Task instructions ▸
Scan the data below and pick out the lines containing the word "chart".

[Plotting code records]
=====

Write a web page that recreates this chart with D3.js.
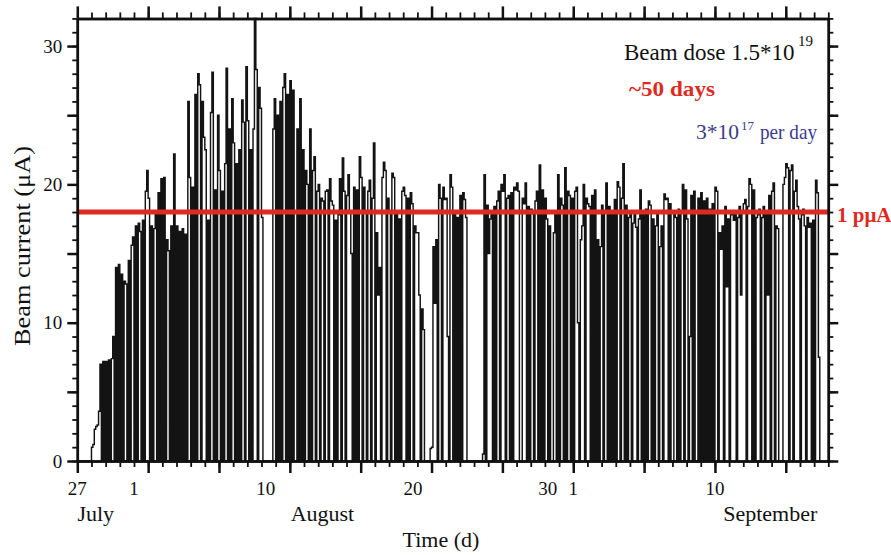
<!DOCTYPE html>
<html>
<head>
<meta charset="utf-8">
<script src="https://cdnjs.cloudflare.com/ajax/libs/d3/7.8.5/d3.min.js"></script>
<style>
    html, body { margin: 0; padding: 0; background: #fff; }
    svg { display: block; font-family: 'Liberation Serif', 'Times New Roman', serif; }
</style>
</head>
<body>
<svg class="chart" width="891" height="555"></svg>
<script>
(function () {
    'use strict';

    // beam current (uA), one reading every 0.1 day from 27 July, one row per day
    var currentByDay = [
        [0, 0, 0, 0, 0, 0, 0, 0, 0, 0],
        [1.0, 1.2, 2.3, 2.5, 2.6, 3.6, 7.0, 0, 7.2, 0],
        [7.2, 0, 7.3, 0, 7.4, 9.0, 0, 14.0, 0, 14.2],
        [0, 13.5, 0, 13.0, 12.8, 0, 14.5, 0, 15.6, 16.2],
        [0, 17.0, 0, 17.2, 16.6, 0, 17.4, 0, 19.5, 21.0],
        [19.0, 0, 17.0, 0, 16.8, 18.0, 0, 19.4, 0, 20.4],
        [0, 20.5, 0, 16.0, 15.2, 0, 17.0, 0, 22.2, 0],
        [17.0, 0, 16.6, 0, 16.8, 0, 16.4, 0, 26.0, 20.5],
        [0, 19.8, 0, 26.5, 0, 28.0, 27.2, 0, 26.0, 23.4],
        [22.5, 0, 17.4, 0, 25.2, 28.1, 0, 19.6, 0, 25.0],
        [21.0, 0, 19.5, 0, 21.5, 28.4, 0, 24.0, 0, 26.2],
        [23.0, 0, 21.5, 0, 22.5, 0, 26.1, 24.5, 0, 28.5],
        [24.6, 0, 22.5, 0, 24.0, 32.0, 28.3, 0, 27.0, 25.5],
        [17.6, 0, 0, 0, 0, 0, 0, 0, 24.0, 26.2],
        [0, 25.0, 0, 26.0, 0, 27.0, 28.0, 0, 26.5, 0],
        [27.5, 0, 26.8, 0, 0, 24.0, 0, 26.2, 0, 22.5],
        [0, 21.0, 20.0, 0, 24.0, 0, 21.0, 22.0, 0, 19.5],
        [20.0, 0, 19.0, 18.8, 0, 19.5, 19.6, 0, 20.4, 18.8],
        [18.5, 0, 17.4, 0, 17.8, 20.4, 0, 21.9, 19.5, 0],
        [19.2, 20.7, 18.0, 15.0, 0, 19.8, 0, 19.6, 0, 22.0],
        [20.5, 0, 19.8, 18.0, 0, 19.5, 20.3, 0, 19.0, 23.0],
        [0, 16.5, 12.0, 14.0, 0, 20.5, 21.6, 21.0, 0, 19.0],
        [18.0, 0, 20.8, 20.5, 0, 18.0, 0, 17.5, 0, 19.5],
        [19.8, 19.2, 0, 19.0, 0, 19.4, 18.6, 0, 17.0, 16.5],
        [16.5, 12.0, 0, 11.0, 9.5, 0, 0, 0, 0, 0.9],
        [1.0, 15.5, 11.4, 16.0, 0, 20.0, 19.0, 0, 19.8, 18.9],
        [19.0, 9.0, 0, 20.7, 19.8, 0, 18.0, 0, 17.6, 0],
        [19.2, 0, 19.4, 18.9, 17.6, 0, 0, 0, 0, 0],
        [0, 0, 0, 0, 0, 0, 0.5, 20.7, 0, 18.5],
        [15.0, 17.5, 18.0, 0, 18.4, 0, 18.8, 19.5, 0, 20.0],
        [19.5, 20.7, 0, 19.0, 19.2, 0, 19.4, 0, 19.8, 19.6],
        [20.1, 19.5, 0, 0, 19.0, 18.6, 20.1, 0, 18.4, 0],
        [18.2, 17.9, 0, 18.8, 19.5, 0, 21.4, 0, 19.6, 0],
        [19.0, 17.5, 0, 17.0, 0, 0, 16.5, 17.8, 0, 20.7],
        [0, 19.0, 18.5, 0, 21.2, 0, 19.5, 19.2, 0, 19.0],
        [0, 19.5, 19.8, 10.0, 0, 16.0, 17.0, 20.0, 0, 19.0],
        [18.6, 18.4, 0, 19.2, 0, 19.6, 0, 16.0, 0, 15.5],
        [18.5, 0, 18.0, 20.1, 0, 18.4, 0, 17.8, 0, 18.9],
        [0, 20.2, 19.8, 0, 19.0, 21.5, 0, 18.5, 0, 17.6],
        [18.0, 0, 17.2, 17.8, 16.9, 0, 17.5, 19.6, 0, 18.0],
        [0, 18.2, 0, 18.8, 18.5, 0, 17.5, 0, 17.0, 18.0],
        [0, 15.5, 17.0, 0, 19.3, 18.9, 19.0, 0, 18.6, 0],
        [0, 18.0, 17.6, 0, 18.2, 0, 18.0, 20.0, 0, 19.6],
        [17.5, 0, 9.0, 19.2, 0, 19.5, 0, 0, 19.0, 0],
        [19.4, 0, 18.8, 0, 19.0, 0, 18.2, 0, 18.6, 0],
        [19.8, 19.5, 0, 16.5, 15.3, 17.0, 0, 18.4, 12.6, 17.5],
        [0, 17.8, 18.1, 17.4, 18.0, 0, 17.6, 18.4, 12.0, 18.0],
        [18.6, 18.9, 0, 18.4, 20.4, 20.0, 0, 19.6, 0, 17.6],
        [17.8, 18.2, 0, 17.6, 18.4, 0, 18.0, 12.0, 19.2, 0],
        [19.5, 20.1, 0, 17.0, 16.8, 0, 0, 0, 20.0, 20.5],
        [21.5, 21.2, 0, 21.0, 21.4, 0, 19.5, 20.3, 18.4, 17.5],
        [0, 17.8, 18.2, 17.0, 0, 17.6, 16.9, 17.2, 0, 17.4],
        [0, 20.3, 19.4, 7.5, 0]
    ];
    var stepDay = 0.1, totalDays = 53, maxCurrent = 32, limitCurrent = 18;

    var tickLabelDays = [0, 4, 13.3, 23.7, 33.2, 35, 45],
        tickLabels = ['27', '1', '10', '20', '30', '1', '10'],
        monthDays = [1.3, 17.3, 48.9],
        months = ['July', 'August', 'September'];

    var svg = d3.select('.chart'),
        x = d3.scaleLinear().domain([0, totalDays]).range([77.3, 828.3]),
        y = d3.scaleLinear().domain([0, maxCurrent]).range([461, 18.4]),
        points = d3.merge(currentByDay).map(function (v, i) { return [i * stepDay, v]; }),
        dayMinor = d3.range(0, totalDays + 1),
        dayMajor = d3.range(0, totalDays + 1, 5),
        valMinor = d3.range(0, maxCurrent + 1),
        valMajor = d3.range(0, maxCurrent + 1, 5);

    var line = d3.line()
        .x(function (d) { return x(d[0]); })
        .y(function (d) { return y(d[1]); })
        .curve(d3.curveStepAfter);

    // beam current trace
    svg.append('path')
        .datum(points)
        .attr('fill', 'none')
        .attr('stroke', '#131313')
        .attr('stroke-width', 1.45)
        .attr('d', line);

    // 1 puA level
    svg.append('line')
        .attr('x1', x(0))
        .attr('x2', x(totalDays))
        .attr('y1', y(limitCurrent))
        .attr('y2', y(limitCurrent))
        .attr('stroke', '#de2a22')
        .attr('stroke-width', 5);

    function drawAxis(axis, transform, values, size, width, fmt) {
        var g = svg.append('g')
            .attr('transform', transform)
            .call(axis.tickValues(values).tickSize(size).tickSizeOuter(0).tickFormat(fmt || ''));
        g.select('.domain').attr('stroke', '#111').attr('stroke-width', 2.5);
        g.selectAll('.tick line').attr('stroke', '#111').attr('stroke-width', width);
        g.attr('font-family', null).attr('font-size', 19);
        g.selectAll('.tick text').attr('fill', '#111');
        return g;
    }

    var bottom = 'translate(0,' + y(0) + ')', top = 'translate(0,' + y(maxCurrent) + ')',
        left = 'translate(' + x(0) + ',0)', right = 'translate(' + x(totalDays) + ',0)';

    drawAxis(d3.axisBottom(x), bottom, dayMinor, 6, 1.8);
    drawAxis(d3.axisBottom(x), bottom, dayMajor, 12, 2.5);
    drawAxis(d3.axisTop(x), top, dayMinor, 6, 1.8);
    drawAxis(d3.axisTop(x), top, dayMajor, 12, 2.5);
    drawAxis(d3.axisRight(y), right, valMinor, 5, 1.8);
    drawAxis(d3.axisRight(y), right, valMajor, 10, 2.5);
    drawAxis(d3.axisLeft(y), left, valMinor, 5, 1.8);
    drawAxis(d3.axisLeft(y), left, valMajor, 10, 2.5, function (d) { return d % 10 === 0 ? d : ''; })
        .call(function (g) { g.selectAll('.tick text').attr('x', -15); });

    // date labels under the axis
    svg.append('g').selectAll('text')
        .data(tickLabels)
        .enter().append('text')
        .attr('x', function (d, i) { return x(tickLabelDays[i]); })
        .attr('y', 495)
        .attr('text-anchor', 'middle')
        .attr('font-size', 19)
        .attr('fill', '#111')
        .text(function (d) { return d; });

    svg.append('g').selectAll('text')
        .data(months)
        .enter().append('text')
        .attr('x', function (d, i) { return x(monthDays[i]); })
        .attr('y', 521)
        .attr('text-anchor', 'middle')
        .attr('font-size', 22)
        .attr('fill', '#111')
        .text(function (d) { return d; });

    svg.append('text')
        .attr('x', 441)
        .attr('y', 547)
        .attr('text-anchor', 'middle')
        .attr('font-size', 22)
        .attr('fill', '#111')
        .text('Time (d)');

    svg.append('text')
        .attr('transform', 'translate(30,246) rotate(-90)')
        .attr('text-anchor', 'middle')
        .attr('font-size', 23)
        .attr('textLength', 200)
        .attr('lengthAdjust', 'spacingAndGlyphs')
        .attr('fill', '#111')
        .text('Beam current (\u03bcA)');

    // annotations
    svg.append('text')
        .attr('x', 624).attr('y', 59.5)
        .attr('font-size', 23)
        .attr('fill', '#111')
        .text('Beam dose 1.5*10');
    svg.append('text')
        .attr('x', 798).attr('y', 46)
        .attr('font-size', 15)
        .attr('fill', '#111')
        .text('19');

    svg.append('text')
        .attr('x', 629).attr('y', 96)
        .attr('font-size', 22)
        .attr('font-weight', 'bold')
        .attr('textLength', 86)
        .attr('lengthAdjust', 'spacingAndGlyphs')
        .attr('fill', '#de2a22')
        .text('~50 days');

    svg.append('text')
        .attr('x', 696).attr('y', 138.5)
        .attr('font-size', 22)
        .attr('textLength', 43)
        .attr('lengthAdjust', 'spacingAndGlyphs')
        .attr('fill', '#3b3b8c')
        .text('3*10');
    svg.append('text')
        .attr('x', 741).attr('y', 130)
        .attr('font-size', 13)
        .attr('fill', '#3b3b8c')
        .text('17');
    svg.append('text')
        .attr('x', 760).attr('y', 138.5)
        .attr('font-size', 22)
        .attr('textLength', 57)
        .attr('lengthAdjust', 'spacingAndGlyphs')
        .attr('fill', '#3b3b8c')
        .text('per day');

    svg.append('text')
        .attr('x', 837).attr('y', 222)
        .attr('font-size', 21)
        .attr('font-weight', 'bold')
        .attr('fill', '#de2a22')
        .text('1 p\u03bcA');
}());
</script>
</body>
</html>
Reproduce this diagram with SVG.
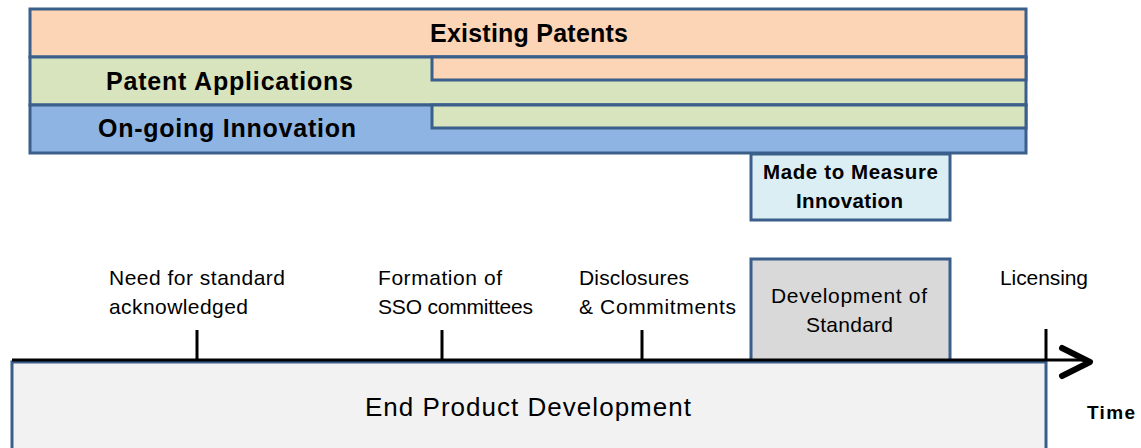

=====

Solution to the problem ▸
Write a web page that recreates this chart with D3.js.
<svg class="chart" width="891" height="555"></svg>
    var svg = d3.select('.chart'),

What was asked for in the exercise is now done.